Hi All,
In term of mandatory of ASHRAE 90.1, The lighting in the sidelighting must use photocontrols to change the general lighting level in the primary sidelighted area to reduce the electric lighting when there is an adequate contribution of daylight into the space. The controlled lighting shall have at leat one control step between 30% and 70%.
So let say, in primary sidelighted we using photocontrols to control lighting by step control with 2 circuits, each circuit control 50% percent luminaires, photocontrols control lighting with 3 scenarios:
- Scenario 01: if the daylighting provides adequate illuminance, the lighting will be turn-off in two circuits, mean all luminaires will be turn-off.
- Scenario 02: if the daylighting provides 50% or more illuminance, the circuit 01 will be turn-on and the circuit 02 will be turn-off, mean 50% luminaires will be turn-off, and the zone will be sufficient illuminance.
- Scenario 03: if the daylighting provides below 50% illuminance, all circuit 01 and circuit 02 will be turn-on to provide sufficient illuminance to zone.
So my question here is that schematic design compliance with ASHRAE 90.1 in term pursuit LEED, or what strategies will be compliant with lower cost.
Thank you very much!
Marcus Sheffer
LEED Fellow7group / Energy Opportunities
LEEDuser Expert
5909 thumbs up
July 29, 2020 - 9:41 am
Looks like your design scenario would comply.
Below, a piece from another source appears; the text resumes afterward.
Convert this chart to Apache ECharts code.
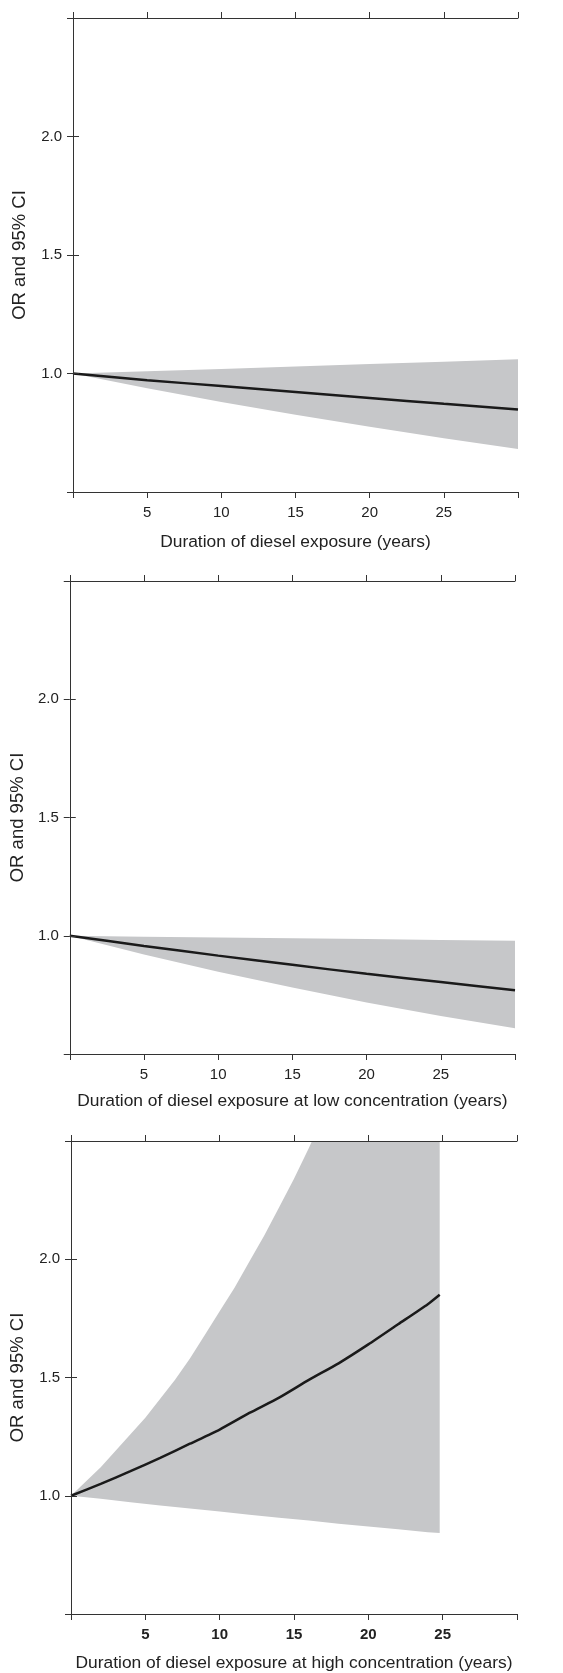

Hard to say what would be cheaper as there is not enough information. In general on-off controls cost less than dimming controls but with LED lighting the cost of dimming is far less than it was with fluorescent lighting.
Tien Duong
LEED AP BD+C, PM / Energy Modeler1 thumbs up
July 29, 2020 - 6:54 pm
Thank you so much for your confirmation! I think this step control like I described above is the cheap one. The other option is using continuously dimming control, which each luminaire must have the dimming driver to adjust the brightness to adapt to the daylight, this is the expensive one.